All lines from the beginning of the listing through the line with "import * as" are to be copied word for word; the pictures are not.

** start of Data **

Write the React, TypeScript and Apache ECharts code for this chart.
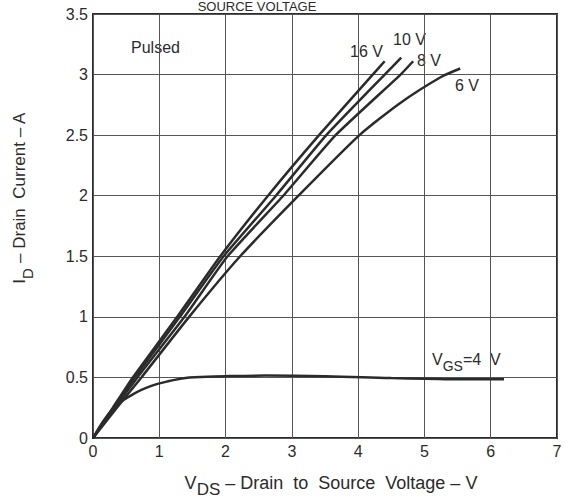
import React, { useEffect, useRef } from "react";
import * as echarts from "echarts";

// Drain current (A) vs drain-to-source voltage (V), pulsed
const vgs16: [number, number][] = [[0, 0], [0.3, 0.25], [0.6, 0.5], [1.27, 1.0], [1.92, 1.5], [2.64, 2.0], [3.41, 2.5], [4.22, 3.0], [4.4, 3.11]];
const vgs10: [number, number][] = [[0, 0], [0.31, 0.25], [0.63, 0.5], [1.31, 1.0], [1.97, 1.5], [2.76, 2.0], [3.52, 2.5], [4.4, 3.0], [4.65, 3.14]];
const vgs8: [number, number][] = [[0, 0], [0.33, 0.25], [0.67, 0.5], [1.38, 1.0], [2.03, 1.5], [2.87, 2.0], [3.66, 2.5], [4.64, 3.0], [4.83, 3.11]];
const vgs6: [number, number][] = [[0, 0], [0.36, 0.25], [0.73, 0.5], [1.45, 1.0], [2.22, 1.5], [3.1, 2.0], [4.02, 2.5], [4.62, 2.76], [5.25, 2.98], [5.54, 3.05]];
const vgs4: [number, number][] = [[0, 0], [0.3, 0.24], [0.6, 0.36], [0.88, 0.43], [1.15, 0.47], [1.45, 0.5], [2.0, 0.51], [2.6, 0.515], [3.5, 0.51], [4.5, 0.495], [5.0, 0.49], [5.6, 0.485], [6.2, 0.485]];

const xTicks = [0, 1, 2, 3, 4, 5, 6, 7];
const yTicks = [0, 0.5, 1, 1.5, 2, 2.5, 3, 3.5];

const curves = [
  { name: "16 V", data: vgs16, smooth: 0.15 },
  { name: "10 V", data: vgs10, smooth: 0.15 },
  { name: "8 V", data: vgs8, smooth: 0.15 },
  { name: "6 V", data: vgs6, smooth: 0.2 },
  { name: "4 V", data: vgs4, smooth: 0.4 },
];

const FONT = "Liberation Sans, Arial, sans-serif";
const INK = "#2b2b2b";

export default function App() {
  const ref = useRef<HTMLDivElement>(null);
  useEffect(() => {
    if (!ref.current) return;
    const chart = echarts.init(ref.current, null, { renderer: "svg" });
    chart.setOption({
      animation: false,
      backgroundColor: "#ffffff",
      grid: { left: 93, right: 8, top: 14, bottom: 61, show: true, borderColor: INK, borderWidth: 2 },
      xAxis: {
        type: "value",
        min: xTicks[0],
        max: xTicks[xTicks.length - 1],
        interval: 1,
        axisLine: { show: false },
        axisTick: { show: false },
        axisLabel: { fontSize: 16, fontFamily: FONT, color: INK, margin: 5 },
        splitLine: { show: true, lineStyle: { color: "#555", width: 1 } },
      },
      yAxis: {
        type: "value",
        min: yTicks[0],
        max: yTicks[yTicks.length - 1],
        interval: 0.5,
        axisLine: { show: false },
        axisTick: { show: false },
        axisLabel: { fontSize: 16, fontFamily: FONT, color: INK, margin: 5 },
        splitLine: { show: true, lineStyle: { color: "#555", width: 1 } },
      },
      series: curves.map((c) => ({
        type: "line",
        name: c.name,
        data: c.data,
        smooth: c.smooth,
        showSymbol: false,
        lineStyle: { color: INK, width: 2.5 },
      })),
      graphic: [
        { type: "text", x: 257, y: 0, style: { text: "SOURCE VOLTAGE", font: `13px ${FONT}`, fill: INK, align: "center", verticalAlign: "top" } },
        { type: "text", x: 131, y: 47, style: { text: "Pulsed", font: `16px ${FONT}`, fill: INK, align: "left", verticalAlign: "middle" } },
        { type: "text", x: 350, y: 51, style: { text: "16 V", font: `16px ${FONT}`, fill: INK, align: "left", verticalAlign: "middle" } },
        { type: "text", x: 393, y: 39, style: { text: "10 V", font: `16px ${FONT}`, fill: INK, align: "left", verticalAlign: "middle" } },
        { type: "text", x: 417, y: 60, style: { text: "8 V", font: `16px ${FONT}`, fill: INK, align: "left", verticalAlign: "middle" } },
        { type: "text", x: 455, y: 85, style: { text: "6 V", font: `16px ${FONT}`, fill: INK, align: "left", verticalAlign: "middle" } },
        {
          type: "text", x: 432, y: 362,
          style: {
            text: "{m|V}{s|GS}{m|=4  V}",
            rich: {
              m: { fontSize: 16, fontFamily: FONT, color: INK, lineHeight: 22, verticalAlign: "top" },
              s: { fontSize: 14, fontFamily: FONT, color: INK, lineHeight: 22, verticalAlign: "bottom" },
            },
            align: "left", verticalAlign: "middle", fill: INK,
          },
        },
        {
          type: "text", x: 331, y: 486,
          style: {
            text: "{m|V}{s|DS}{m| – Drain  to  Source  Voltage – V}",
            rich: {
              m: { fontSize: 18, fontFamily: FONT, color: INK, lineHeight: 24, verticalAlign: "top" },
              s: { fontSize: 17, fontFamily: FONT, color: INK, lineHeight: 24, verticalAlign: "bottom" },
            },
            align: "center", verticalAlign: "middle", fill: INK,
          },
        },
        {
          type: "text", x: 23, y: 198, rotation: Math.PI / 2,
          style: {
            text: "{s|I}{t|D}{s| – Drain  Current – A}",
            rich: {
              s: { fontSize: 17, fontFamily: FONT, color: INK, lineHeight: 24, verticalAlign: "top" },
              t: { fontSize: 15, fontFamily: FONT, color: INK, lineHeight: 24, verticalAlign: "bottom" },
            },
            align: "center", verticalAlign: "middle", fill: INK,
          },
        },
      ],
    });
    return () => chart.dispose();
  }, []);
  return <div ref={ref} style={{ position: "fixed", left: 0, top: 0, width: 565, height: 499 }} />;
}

** end of Data **

• Solution for this task
Write the React, TypeScript and Apache ECharts code for this chart.
import React, { useEffect, useRef } from "react";
import * as echarts from "echarts";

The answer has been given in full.